Artist: New Kingdom, Dynasty 18, Reign of Amenhotep III, ca. 1390–1353 B.C.
Gift of Walter P. Chrysler, Jr.
How would you describe the head of the figure?
Half animal, half human, whom or what do you think this statue represents?
Where do you think the sculpture would have been placed? Why?
Carved into a tough rock known as diorite, the lion-headed figure of Sekhmet sits atop a base inscribed with hieroglyphs. Sekhmet was known as “the Powerful”, and was one of the fiercest hunters of ancient Egyptian beliefs. Sent by the sun god Ra to punish his enemies, she was considered the embodiment of his wrath. Myths tell that Ra once sent Sekhmet to punish men who plotted against him. She set about with such intense violence that Ra feared she may destroy all of mankind. Ra had to intervene again in order to stop her rampage. She then became remembered as a guardian and protector.

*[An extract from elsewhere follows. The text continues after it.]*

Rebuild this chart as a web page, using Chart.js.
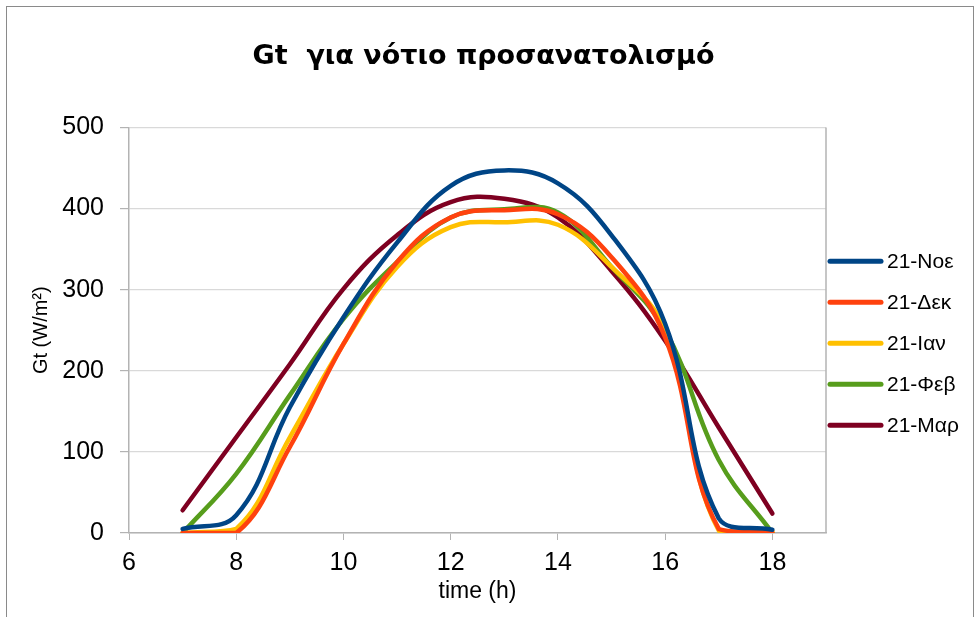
<!DOCTYPE html>
<html><head><meta charset="utf-8">
<script src="https://cdn.jsdelivr.net/npm/chart.js@4/dist/chart.umd.min.js"></script>
<style>
html,body{margin:0;padding:0;background:#fff;}
#wrap{position:relative;width:979px;height:617px;overflow:hidden;}
#frame{position:absolute;left:6px;top:6px;width:968px;height:640px;border:1.5px solid #8a8a8a;box-sizing:border-box;pointer-events:none;}
canvas{position:absolute;left:0;top:0;}
</style></head><body>
<div id="wrap"><canvas id="c" width="979" height="617"></canvas><div id="frame"></div></div>
<script>
// ---- data ----
const hours = [7, 8, 9, 10, 11, 12, 13, 14, 15, 16, 17, 18];
const nov = [5, 22, 155, 266, 358, 428, 447, 431, 367, 258, 18, 4];
const dec = [0, 0, 106, 233, 334, 389, 398, 393, 340, 241, 5, 0];
const jan = [0, 5, 118, 233, 328, 377, 383, 380, 328, 250, 3, 2];
const feb = [0, 73, 170, 264, 334, 389, 399, 395, 328, 250, 90, 0];
const mar = [28, 118, 208, 301, 367, 408, 412, 389, 323, 237, 130, 24];
const seriesLabels = ['21-Νοε', '21-Δεκ', '21-Ιαν', '21-Φεβ', '21-Μαρ'];
const seriesValues = [nov, dec, jan, feb, mar];
const colors = ['#004586', '#ff420e', '#ffc000', '#579d1c', '#7e0021'];
const xTicks = [6, 8, 10, 12, 14, 16, 18];

const FONT = "'Liberation Sans', Arial, sans-serif";
const TITLE_FONT = "'DejaVu Sans', 'Liberation Sans', sans-serif";

const plotBorder = {
  id: 'plotBorder',
  beforeDatasetsDraw(chart) {
    const {ctx, chartArea: a} = chart;
    ctx.save();
    ctx.strokeStyle = '#b3b3b3';
    ctx.lineWidth = 1.5;
    ctx.beginPath();
    ctx.moveTo(a.right, a.top);
    ctx.lineTo(a.right, a.bottom);
    ctx.stroke();
    ctx.restore();
  }
};

const sideLegend = {
  id: 'sideLegend',
  afterDraw(chart) {
    const {ctx, chartArea: a} = chart;
    const x0 = a.right + 2, lineLen = 53, gap = 41;
    const n = chart.data.datasets.length;
    const cy = (a.top + a.bottom) / 2 + 13;
    ctx.save();
    ctx.font = '21px ' + FONT;
    ctx.textBaseline = 'middle';
    ctx.textAlign = 'left';
    chart.data.datasets.forEach((ds, i) => {
      const y = cy + (i - (n - 1) / 2) * gap;
      ctx.strokeStyle = ds.borderColor;
      ctx.lineWidth = 5;
      ctx.lineCap = 'round';
      ctx.beginPath();
      ctx.moveTo(x0 + 2, y);
      ctx.lineTo(x0 + lineLen, y);
      ctx.stroke();
      ctx.fillStyle = '#000';
      ctx.fillText(ds.label, x0 + lineLen + 6, y + 1);
    });
    ctx.restore();
  }
};

const datasets = seriesValues.map((vals, i) => ({
  label: seriesLabels[i],
  data: hours.map((h, j) => ({x: h, y: vals[j]})),
  borderColor: colors[i],
  backgroundColor: colors[i],
  borderWidth: 4.5,
  borderCapStyle: 'round',
  pointRadius: 0,
  tension: 0.4,
  fill: false
}));

new Chart(document.getElementById('c'), {
  type: 'line',
  data: {datasets},
  options: {
    responsive: false,
    animation: false,
    devicePixelRatio: 1,
    layout: {padding: {left: 0, right: 12, top: 0, bottom: 0}},
    plugins: {
      legend: {display: false},
      tooltip: {enabled: false},
      title: {
        display: true,
        text: 'Gt  για νότιο προσανατολισμό',
        font: {family: TITLE_FONT, size: 27, weight: 'bold'},
        color: '#000',
        padding: {top: 41, bottom: 54}
      }
    },
    scales: {
      x: {
        type: 'linear', min: 6, max: 19,
        afterBuildTicks: s => { s.ticks = xTicks.map(v => ({value: v})); },
        ticks: {font: {family: FONT, size: 25}, color: '#000', padding: 8, maxRotation: 0, autoSkip: false},
        grid: {drawOnChartArea: false, tickLength: 7, color: '#b3b3b3', tickColor: '#b3b3b3'},
        border: {color: '#b3b3b3', width: 1.5},
        title: {display: true, text: 'time (h)', font: {family: FONT, size: 23}, color: '#000', padding: {top: 0, bottom: 12}},
        afterFit: s => { s.height = 84; }
      },
      y: {
        min: 0, max: 500,
        ticks: {stepSize: 100, font: {family: FONT, size: 25}, color: '#000', padding: 16},
        grid: {color: '#d9d9d9', lineWidth: 1.2, tickLength: 9, tickColor: '#b3b3b3'},
        border: {color: '#b3b3b3', width: 1.5},
        title: {display: true, text: 'Gt (W/m²)', font: {family: FONT, size: 20}, color: '#000', padding: {top: 29, bottom: 0}},
        afterFit: s => { s.width = 129; }
      },
      yLegendSpace: {
        position: 'right', display: true,
        grid: {display: false}, ticks: {display: false}, border: {display: false},
        afterFit: s => { s.width = 141; }
      }
    }
  },
  plugins: [plotBorder, sideLegend]
});
</script>
</body></html>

The statue was first commissioned for the funerary temple of Amenhotep III located in Thebes on the western Nile. It was one of hundreds designed to protect the king. Because of his wealth, Amenhotep III could commission one statue for each day in order to ward off evil. However, the name we see now on the statue of Sekhmet is not Amenhotep III, but “Sheshonq I”. The pharaoh Sheshonq I reused this statue hundreds of years later at a temple in Karnak dedicated to the sun god Amun.